- The Washington Times - Saturday, February 15, 2014

Saturday brought more evidence of how differently President Obama and congressional Republicans will approach this crucial election year, with the White House turning attention to its economic and income-equality agenda while the GOP remains focused on the health-care reform law and its fallout across the country.

In his weekly address, the president again pushed for a minimum wage hike — from $7.25 to $10.10 — for all Americans and highlighted the fact that he recently implemented such a pay raise for federal contractors through executive action.

But Rep. Tom Rooney, a Florida Republican who gave this week’s GOP address, didn’t mention the president’s minimum-wage push or any related issue, choosing instead to focus entirely on Obamacare.

The minimum wage increase for all Americans is a key piece of what Mr. Obama has dubbed the “opportunity agenda,” and unlike other parts of that agenda, it must go through Congress.

“Raising the minimum wage wouldn’t just raise their wages — its effect would lift wages for about 28 million Americans,” the president said. “It would lift millions of Americans out of poverty and help millions more work their way out of poverty without requiring a single dollar in new taxes or spending. It will give more businesses more customers with more money to spend, and that means growing the economy for everyone. You deserve to know where the people who represent you stand on this. If they don’t support raising the federal minimum wage to $10.10 an hour, ask them ‘why not?’”

Mr. Obama and fellow Democrats on the ballot this year want to make the minimum wage, and the broader issue of growing income inequality between the rich and poor in America, a top issue heading into the fall.

Meanwhile, Republicans are banking on the fact that Obamacare horror stories will continue to emerge between now and November, helping the party increase its majority in the House and possibly even capture the Senate.

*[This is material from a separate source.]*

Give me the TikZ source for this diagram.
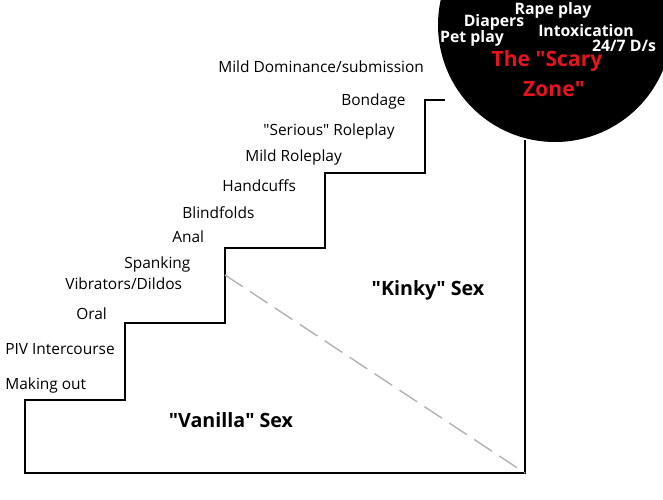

“Constituents tell me they can no longer see the primary care physicians they have been going to for 10 and even 20 years. One woman told me that four of her specialists have already been dropped from her plan … In Florida’s heartland, seniors are now forced to drive an hour or more just to see a primary care doctor, let alone a specialist,” Mr. Rooney said. “This goes well beyond a glitch or a pocketbook issue. This is a breach of faith. The president’s promises have proven false for working families, and now they are proving false for our seniors as well.”

Mr. Rooney also called on colleagues and American citizens to “work together to repeal this law,” even though that effort has failed more than 40 times in the past.